Butler University College of Education (COE) has received a $100,000 grant from the PNC Foundation that will allow preschool classes to be offered through the Indianapolis Public School/Butler University Laboratory School, a new magnet elementary opening at IPS No. 60 this fall.

Through the grant, the COE will contract St. Mary’s Child Center, an Indianapolis not-for-profit early childhood education program, to provide preschool services at the Lab School.

St. Mary’s Executive Director Connie Sherman said 31 children ages 3-5 will be served in the Lab School’s preschool classroom. Twenty-two will attend half-day classes (11 in the morning, and 11 in the afternoon).  Nine children will attend full day.

Ron Smith, who will serve as the new magnet’s “head of school,” said preschool applicants will first be recruited from the Fall Creek Mapleton and Butler Tarkington communities near IPS No. 60. “If the spots do not fill from within those communities, students from other communities are also welcome,” he said.

The PNC Foundation, which is funded by The PNC Financial Services Group, supports service organizations in communities where PNC has a significant business presence.

“The PNC Financial Services Group is happy to expand its support for early education in the state of Indiana,” said Jeff Kucer, senior vice president at PNC. “Investing in our children is simply the right thing to do, for our communities; and the economic health of our region and our nation,” he added.

Smith expressed appreciation for the PNC grant, saying the firm’s partnership with IPS, Butler and St. Mary’s “will demonstrate how the business community, private organizations, universities and public schools can collaborate to offer high quality services to families and children.”  

The Lab School, which opens Aug. 8, will initially serve students in preschool, kindergarten and Grade 1. Each year, a grade will be added up to Grade 5. Butler education faculty and students will be an active presence in the school, helping develop and implement curricula while documenting student work.

St. Mary’s 50 Years of Experience Now in its 50th year of operation, St. Mary’s has a long history of providing high quality early learning experiences to young children, many of whom live in poverty. St. Mary’s schools have been influenced by the Reggio Emilia philosophy for more than 10 years. The Reggio philosophy is a major focus for the Lab School.

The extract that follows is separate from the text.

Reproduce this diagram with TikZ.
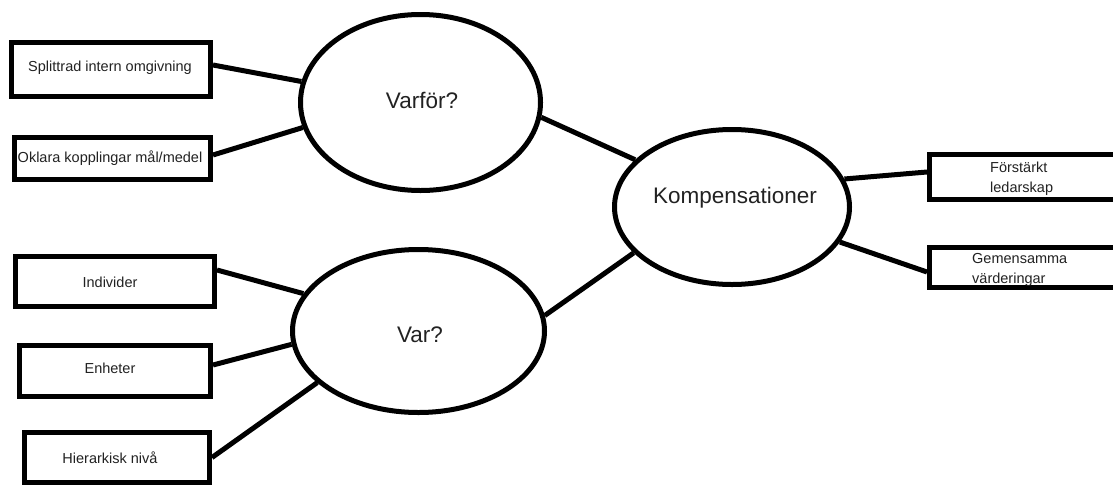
\documentclass[tikz,border=0pt]{standalone}
\usepackage{fontspec}
\setmainfont{Liberation Sans}
\usetikzlibrary{shapes.geometric}
\definecolor{txt}{HTML}{222222}
\begin{document}
\begin{tikzpicture}[x=1pt,y=-1pt,
  box/.style={draw=black,line width=5pt,rectangle,inner sep=0pt},
  oval/.style={draw=black,line width=5pt,ellipse,inner sep=0pt},
  link/.style={draw=black,line width=5pt},
  small/.style={text=txt,font=\fontsize{14.5}{20}\selectfont,inner sep=0pt},
  big/.style={text=txt,font=\fontsize{22.5}{26}\selectfont,inner sep=0pt}]
\clip (0,0) rectangle (1113,485);
\fill[white] (0,0) rectangle (1113,485);
% boxes left
\node[box,minimum width=199pt,minimum height=54pt] (b1) at (111,69.5) {};
\node[small] (t1) at (110,68) {Splittrad intern omgivning};
\node[box,minimum width=196pt,minimum height=42pt] (b2) at (112.5,158.5) {};
\node[small] (t2) at (110,158) {Oklara kopplingar mål/medel};
\node[box,minimum width=199pt,minimum height=50pt] (b3) at (115,281.5) {};
\node[small] (t3) at (110,282) {Individer};
\node[box,minimum width=191pt,minimum height=51pt] (b4) at (115,371) {};
\node[small] (t4) at (110,368) {Enheter};
\node[box,minimum width=185pt,minimum height=50pt] (b5) at (117,457.5) {};
\node[small] (t5) at (110,458) {Hierarkisk nivå};
% boxes right
\node[box,minimum width=200pt,minimum height=45pt] (b6) at (1029.5,177) {};
\node[small,anchor=base west] (t6a) at (990,172) {Förstärkt};
\node[small,anchor=base west] (t6b) at (990,192) {ledarskap};
\node[box,minimum width=200pt,minimum height=40pt] (b7) at (1029.5,267) {};
\node[small,anchor=base west] (t7a) at (972,263) {Gemensamma};
\node[small,anchor=base west] (t7b) at (972,283) {värderingar};
% ellipses
\node[oval,minimum width=240pt,minimum height=176pt] (varfor) at (420.5,102.5) {};
\node[big] (tv1) at (422,100) {Varför?};
\node[oval,minimum width=252pt,minimum height=163pt] (var) at (418.5,331) {};
\node[big] (tv2) at (420,335) {Var?};
\node[oval,minimum width=235pt,minimum height=155pt] (komp) at (732,207) {};
\node[big] (tk) at (735,198) {Kompensationer};
% connectors
\draw[link] ([yshift=4.5pt]b1.east) -- (varfor.170);
\draw[link] ([yshift=3.5pt]b2.east) -- (varfor.192);
\draw[link] ([yshift=11.5pt]b3.east) -- (var.162);
\draw[link] ([yshift=6pt]b4.east) -- (var.186);
\draw[link] (b5.east) -- (var.207);
\draw[link] (varfor.353) -- (komp.154);
\draw[link] (var.7) -- (komp.205);
\draw[link] (komp.14) -- ([yshift=5pt]b6.west);
\draw[link] (komp.342) -- ([yshift=-5pt]b7.west);
\end{tikzpicture}
\end{document}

“The schools in Reggio Emilia, Italy, have been hailed by Newsweek magazine as the best preschools in the world,” said Sherman. “Important elements of the Reggio philosophy include encouragement of a strong image of the child as a competent, capable learner; the role of the environment-as-teacher; the multiple symbolic languages of children; project work; the teacher as a researcher who documents learning; and the development of strong collaborative relationships.

“Within this philosophy, the children of St. Mary’s Child Center are fully engaged, learning and doing amazing work,” she said.

Sherman and Smith have worked together previously in the Indianapolis Reggio Collaborative. St. Mary’s Child Center and Warren Early Childhood Center of MSD Warren Township, which Smith directs currently, were founding members of the collaborative, along with Butler’s College of Education and The Early Learning Centers of MSD Lawrence Township.

“This new collaboration will allow families to access preschool, elementary school and wrap-around childcare services at the Lab School,” Smith said. “Each of these services will be Reggio inspired.”

PNC’s Grow Up GreatButler Dean of Education Ena Shelley said PNC “is a true champion of the youngest Hoosiers and of educational options that work for all students.”

Through its signature cause, Grow Up Great, PNC has created a 10-year, $100 million initiative to enhance early childhood education and school readiness. Gifts have included a $700,000 grant to The Children’s Museum of Indianapolis to offer preschool instruction at the museum. 

Shelley said PNC Senior Vice President Jeff Kucer became interested in Reggio-Emilia techniques for early childhood education after viewing an internationally renowned exhibit that COE and the Indianapolis Reggio Collaborative brought to Indianapolis in 2009 titled the Wonder of Learning.

“Jeff joined me in testifying before an Indiana State Senate Committee last summer about the importance of providing a strong educational start for children,” Shelley said. The Indiana Association for the Education of Young Children honored PNC’s activism with its Outstanding Corporate Award on April 8.

In 2009, PNC gave another $100,000 grant to Butler to establish the PNC Early College Scholarship Fund for Shortridge Magnet High School junior and seniors to attend Butler for early college credit. The first beneficiaries of that grant – a possible 40 eligible Shortridge juniors – will begin taking classes on the Butler campus this fall.